I always love the simple ideas, you know the one where you think ‘why hasn’t this been done already?’. Well how about a laptop that can be dismantled easily by the user and the various components recycled as appropriate.
A team of students from Stanford and Aalto University in Finland have designed a prototype for a laptop that can be disassembled easily so the electronic components can go into an envelope for mailing to an e-cycling program and the rest can go into the household recycling bin. As if that wasn’t cool enough, all of this can be done without any tools in a couple of minutes. I think I’d be so tempted to be fiddling with the thing all day I’d never get any work done! You could do it blindfold too – just like the tough guys do with their machine guns in the movies…

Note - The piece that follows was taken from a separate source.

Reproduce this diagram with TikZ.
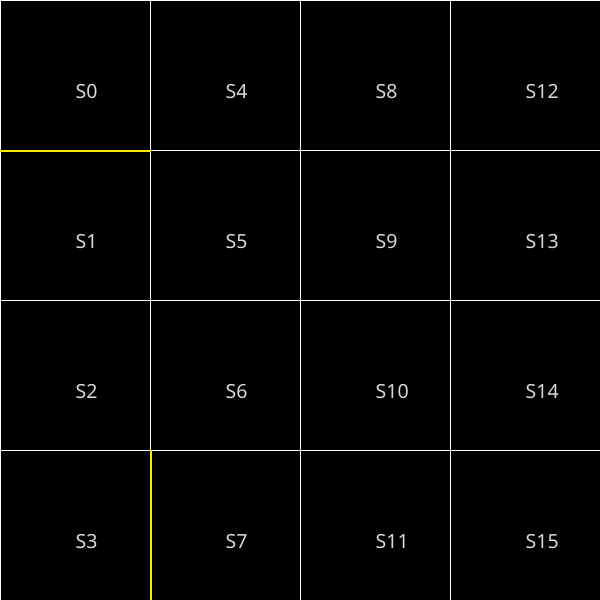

Although I’m taking a light hearted view on this, the potential here is amazing. E-waste is one of the areas of IT that seems to be constantly overlooked as we strive for more on the productivity side of things. No one seems to care about what happens to all our IT junk once it is no longer of use. The ‘End of life process’ as it is cheerily named, simply fails because of a huge gap between us as consumers and IT using businesses, and the recycling companies. Sure there are now schemes for taking back old PCs and servers, but it just isn’t easy enough. Consequently this e-waste either piles up in the garage (come on, own up now) or gets shipped to landfill.

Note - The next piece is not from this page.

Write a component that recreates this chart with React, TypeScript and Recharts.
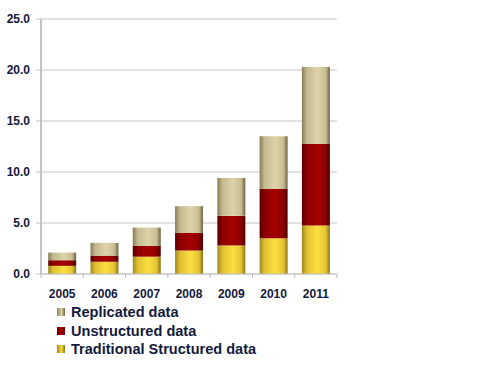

It’s a shame to think that our customer’s desktops, having been managed for PC Power Management through their entire lives, and having saved tons of carbon emissions in the process, may go on to end up in a dump somewhere in the developing world (which is where a lot of our tech waste ends up). Imaging however if you could simply call up a company who would come along and dismantle your PCs, retain bits that were still usable and just slot in some new bits before disposing safely of the old ones. And data centers could potentially reap the benefits of servers and other kit that could be disassembled in the same way.

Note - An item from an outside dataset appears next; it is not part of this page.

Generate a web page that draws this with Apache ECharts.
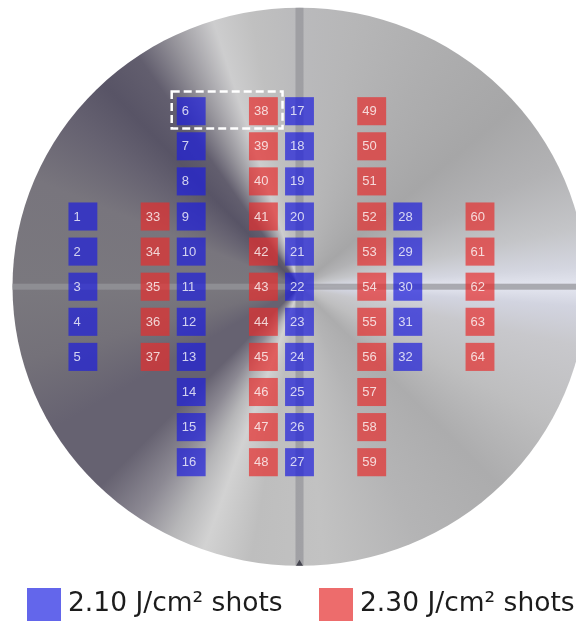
<!DOCTYPE html>
<html><head><meta charset="utf-8">
<script src="https://cdn.jsdelivr.net/npm/echarts@6/dist/echarts.min.js"></script>
<style>html,body{margin:0;padding:0;background:#fff}#c{width:576px;height:621px}</style>
</head><body><div id="c"></div>
<script>
// ---- data ----
const blueName = '2.10 J/cm² shots';
const redName = '2.30 J/cm² shots';
// [label, column, row]  (row 0 = wafer centre row, positive = up)
const blueShots = [
  [1,-6,2],[2,-6,1],[3,-6,0],[4,-6,-1],[5,-6,-2],
  [6,-3,5],[7,-3,4],[8,-3,3],[9,-3,2],[10,-3,1],[11,-3,0],[12,-3,-1],[13,-3,-2],[14,-3,-3],[15,-3,-4],[16,-3,-5],
  [17,0,5],[18,0,4],[19,0,3],[20,0,2],[21,0,1],[22,0,0],[23,0,-1],[24,0,-2],[25,0,-3],[26,0,-4],[27,0,-5],
  [28,3,2],[29,3,1],[30,3,0],[31,3,-1],[32,3,-2]
];
const redShots = [
  [33,-4,2],[34,-4,1],[35,-4,0],[36,-4,-1],[37,-4,-2],
  [38,-1,5],[39,-1,4],[40,-1,3],[41,-1,2],[42,-1,1],[43,-1,0],[44,-1,-1],[45,-1,-2],[46,-1,-3],[47,-1,-4],[48,-1,-5],
  [49,2,5],[50,2,4],[51,2,3],[52,2,2],[53,2,1],[54,2,0],[55,2,-1],[56,2,-2],[57,2,-3],[58,2,-4],[59,2,-5],
  [60,5,2],[61,5,1],[62,5,0],[63,5,-1],[64,5,-2]
];
const waferRadius = 7.95;
const highlightBox = [-3.54, -0.47, 4.51, 5.56]; // x0, x1, y0, y1

// ---- styles ----
const waferStops = [
  [0,186,186,188],[12,182,182,183],[30,174,174,175],[50,166,166,167],[65,178,178,180],
  [78,196,197,200],[86,212,214,224],[90,228,230,240],[94,210,212,224],[102,200,200,204],
  [118,190,190,191],[135,172,172,173],[155,180,180,181],[175,194,194,194],[190,190,190,190],
  [200,210,210,210],[207,182,182,184],[215,140,137,147],[225,102,98,113],[240,102,98,113],
  [255,116,113,121],[270,122,120,126],[292,120,117,125],[306,102,98,113],[316,88,84,102],
  [325,98,94,110],[333,150,148,155],[342,205,205,206],[350,192,192,192],[360,186,186,188]
];
const shotFill = {blue:'rgba(30,30,220,0.7)', red:'rgba(230,45,45,0.7)'};
const legendColor = {blue:'rgb(99,102,235)', red:'rgb(237,108,108)'};

function stopColor(deg){
  for (let i=1;i<waferStops.length;i++){
    const a=waferStops[i-1], b=waferStops[i];
    if (deg<=b[0]){
      const t=(deg-a[0])/((b[0]-a[0])||1);
      return 'rgb('+[1,2,3].map(k=>Math.round(a[k]+(b[k]-a[k])*t)).join(',')+')';
    }
  }
  return 'rgb(186,186,188)';
}

let waferCache = null;
function drawWafer(cx, cy, rx, ry, W, H){
  const key = [cx,cy,rx,ry,W,H].join('_');
  if (waferCache && waferCache.key===key) return waferCache.cv;
  const cv = document.createElement('canvas'); cv.width=W; cv.height=H;
  const ctx = cv.getContext('2d');
  ctx.save();
  ctx.beginPath(); ctx.ellipse(cx, cy, rx, ry, 0, 0, Math.PI*2); ctx.clip();
  if (ctx.createConicGradient){
    const g = ctx.createConicGradient(-Math.PI/2, cx, cy);
    waferStops.forEach(s=>g.addColorStop(s[0]/360, 'rgb('+s[1]+','+s[2]+','+s[3]+')'));
    ctx.fillStyle=g; ctx.fillRect(0,0,W,H);
  } else {
    const R = Math.max(W,H)*1.5;
    for (let d=0; d<360; d+=0.5){
      const a0=(d-90-0.3)*Math.PI/180, a1=(d+0.5-90+0.3)*Math.PI/180;
      ctx.beginPath(); ctx.moveTo(cx,cy);
      ctx.lineTo(cx+R*Math.cos(a0), cy+R*Math.sin(a0));
      ctx.lineTo(cx+R*Math.cos(a1), cy+R*Math.sin(a1));
      ctx.closePath(); ctx.fillStyle=stopColor(d+0.25); ctx.fill();
    }
  }
  ctx.fillStyle='rgba(150,150,155,0.75)';
  ctx.fillRect(cx-4, 0, 8, H);
  ctx.fillRect(0, cy-3, W, 6);
  // notch
  ctx.fillStyle='rgb(70,70,80)';
  ctx.beginPath(); ctx.moveTo(cx, cy+ry-6); ctx.lineTo(cx-4, cy+ry+1); ctx.lineTo(cx+4, cy+ry+1); ctx.closePath(); ctx.fill();
  ctx.restore();
  waferCache = {key, cv};
  return cv;
}

function renderWafer(params, api){
  const c = api.coord([0,0]);
  const rx = api.size([waferRadius,0])[0];
  const ry = api.size([0,waferRadius])[1];
  const W = api.getWidth(), H = api.getHeight();
  return {type:'image', silent:true, style:{image: drawWafer(c[0],c[1],rx,ry,W,H), x:0, y:0, width:W, height:H}};
}

function makeShotRenderer(fill){
  return function(params, api){
    const x = api.value(1), y = api.value(2);
    const p0 = api.coord([x-0.4, y+0.4]);
    const p1 = api.coord([x+0.4, y-0.4]);
    const w = p1[0]-p0[0], h = p1[1]-p0[1];
    return {type:'group', children:[
      {type:'rect', shape:{x:p0[0], y:p0[1], width:w, height:h}, style:{fill: fill}},
      {type:'text', style:{text:String(api.value(0)), x:p0[0]+5, y:p0[1]+h/2+0.5, align:'left', verticalAlign:'middle',
        fill:'rgba(255,255,255,0.78)', font:'13px "Liberation Sans", Arial, sans-serif'}}
    ]};
  };
}

function renderBox(params, api){
  const p0 = api.coord([api.value(0), api.value(3)]);
  const p1 = api.coord([api.value(1), api.value(2)]);
  return {type:'rect', shape:{x:p0[0], y:p0[1], width:p1[0]-p0[0], height:p1[1]-p0[1]},
    style:{fill:'none', stroke:'#ffffff', lineWidth:2.5, lineDash:[8,4]}};
}

const chart = echarts.init(document.getElementById('c'), null, {renderer:'canvas'});
const legendText = {fontSize:26.5, fontFamily:'"DejaVu Sans", Verdana, sans-serif', color:'#1c1c1c', padding:[0,0,0,2]};
chart.setOption({
  animation:false,
  backgroundColor:'#ffffff',
  grid:{left:10.7, top:5.9, width:563.16, height:561.6},
  xAxis:{type:'value', min:-8, max:7.6, show:false},
  yAxis:{type:'value', min:-8, max:8, show:false},
  legend:[
    {data:[{name:blueName, icon:'rect'}], left:27, top:588, padding:0, itemWidth:34, itemHeight:33, textStyle:legendText, selectedMode:false},
    {data:[{name:redName, icon:'rect'}], left:319, top:588, padding:0, itemWidth:34, itemHeight:33, textStyle:legendText, selectedMode:false}
  ],
  series:[
    {type:'custom', name:'wafer', renderItem:renderWafer, data:[[0,0]], silent:true, z:1},
    {type:'custom', name:blueName, renderItem:makeShotRenderer(shotFill.blue), data:blueShots,
      itemStyle:{color:legendColor.blue}, encode:{x:1,y:2}, z:2},
    {type:'custom', name:redName, renderItem:makeShotRenderer(shotFill.red), data:redShots,
      itemStyle:{color:legendColor.red}, encode:{x:1,y:2}, z:2},
    {type:'custom', name:'highlight', renderItem:renderBox, data:[highlightBox], silent:true, z:3}
  ]
});
</script>
</body></html>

This innovation is quite timely too as Pete Foster reports today that last Thursday the European Parliament voted to press ahead with plans to tighten up the rules on waste electronic and electrical equipment (WEEE). They also want to make the rules simpler and introduce tougher measures to prevent the export of e-waste to developing countries.
I hope that this means that we are moving in the right direction on this important issue. As Karl-Heinz Florenz (EPP, DE), who steered the draft legislation through the EU Parliament, commented – “we can no longer afford to waste our waste.”